▶ **To be done**:
Copy exactly the lines from the beginning of the data down to and including the line holding "import pandas as pd", without any pictures.

▶ **Data supplied**:
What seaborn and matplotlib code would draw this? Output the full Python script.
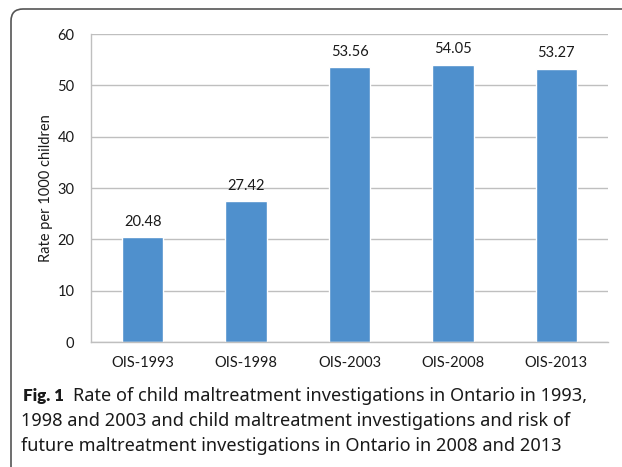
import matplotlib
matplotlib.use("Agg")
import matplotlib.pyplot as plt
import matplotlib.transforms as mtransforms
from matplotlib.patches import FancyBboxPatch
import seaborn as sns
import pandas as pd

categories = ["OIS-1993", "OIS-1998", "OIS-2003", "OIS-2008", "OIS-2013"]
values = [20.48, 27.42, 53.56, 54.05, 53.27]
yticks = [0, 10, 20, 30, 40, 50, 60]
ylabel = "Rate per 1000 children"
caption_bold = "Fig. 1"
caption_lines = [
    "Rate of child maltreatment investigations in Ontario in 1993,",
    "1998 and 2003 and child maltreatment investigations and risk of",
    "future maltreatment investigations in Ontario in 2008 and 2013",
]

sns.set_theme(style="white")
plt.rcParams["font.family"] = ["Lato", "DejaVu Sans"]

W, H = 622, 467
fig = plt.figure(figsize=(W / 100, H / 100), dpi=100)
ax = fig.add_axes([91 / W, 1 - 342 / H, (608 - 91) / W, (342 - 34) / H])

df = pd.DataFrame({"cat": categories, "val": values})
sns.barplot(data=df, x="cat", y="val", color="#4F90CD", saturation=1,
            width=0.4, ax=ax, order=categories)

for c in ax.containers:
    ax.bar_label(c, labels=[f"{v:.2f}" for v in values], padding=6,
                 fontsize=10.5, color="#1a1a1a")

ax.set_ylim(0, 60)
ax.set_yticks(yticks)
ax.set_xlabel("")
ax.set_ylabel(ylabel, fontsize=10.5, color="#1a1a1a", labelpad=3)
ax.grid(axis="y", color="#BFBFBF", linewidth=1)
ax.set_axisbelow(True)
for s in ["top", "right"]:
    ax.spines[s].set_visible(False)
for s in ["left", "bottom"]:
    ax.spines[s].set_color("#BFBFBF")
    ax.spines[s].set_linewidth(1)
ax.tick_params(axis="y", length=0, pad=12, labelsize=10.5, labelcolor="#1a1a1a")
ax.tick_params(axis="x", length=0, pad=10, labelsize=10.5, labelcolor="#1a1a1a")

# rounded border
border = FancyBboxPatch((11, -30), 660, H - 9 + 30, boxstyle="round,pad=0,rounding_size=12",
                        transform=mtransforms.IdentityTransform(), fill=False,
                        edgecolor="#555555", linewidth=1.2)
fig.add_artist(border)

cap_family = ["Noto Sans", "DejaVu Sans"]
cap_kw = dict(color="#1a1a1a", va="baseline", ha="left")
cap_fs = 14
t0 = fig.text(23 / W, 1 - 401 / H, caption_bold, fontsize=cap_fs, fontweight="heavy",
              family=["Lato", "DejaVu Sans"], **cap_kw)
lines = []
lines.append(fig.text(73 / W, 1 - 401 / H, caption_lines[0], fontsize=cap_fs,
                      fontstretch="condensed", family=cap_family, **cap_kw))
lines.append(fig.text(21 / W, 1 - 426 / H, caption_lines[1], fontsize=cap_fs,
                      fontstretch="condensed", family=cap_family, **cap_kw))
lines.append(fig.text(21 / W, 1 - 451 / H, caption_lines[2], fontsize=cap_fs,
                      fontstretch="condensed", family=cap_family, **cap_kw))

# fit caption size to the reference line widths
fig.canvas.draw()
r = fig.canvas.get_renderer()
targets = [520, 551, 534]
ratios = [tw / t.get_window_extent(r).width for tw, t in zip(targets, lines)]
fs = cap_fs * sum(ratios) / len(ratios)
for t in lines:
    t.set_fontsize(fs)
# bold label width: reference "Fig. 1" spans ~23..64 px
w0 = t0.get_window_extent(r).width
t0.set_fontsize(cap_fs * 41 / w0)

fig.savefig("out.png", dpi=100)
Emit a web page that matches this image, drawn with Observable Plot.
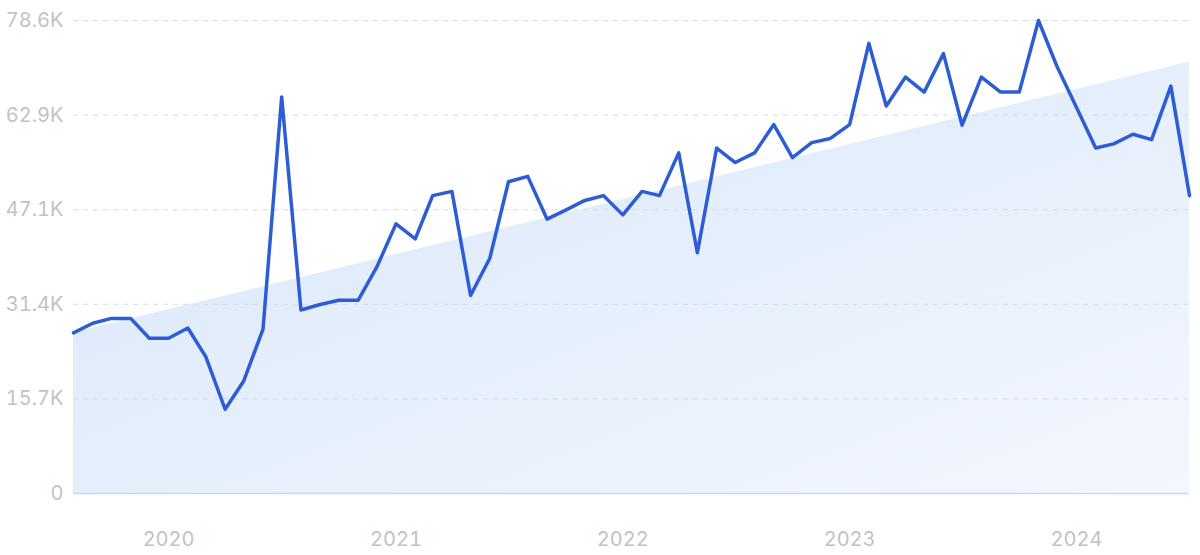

▶ **Result for this exercise**:
What seaborn and matplotlib code would draw this? Output the full Python script.
import matplotlib
matplotlib.use("Agg")
import matplotlib.pyplot as plt
import matplotlib.transforms as mtransforms
from matplotlib.patches import FancyBboxPatch
import seaborn as sns
import pandas as pd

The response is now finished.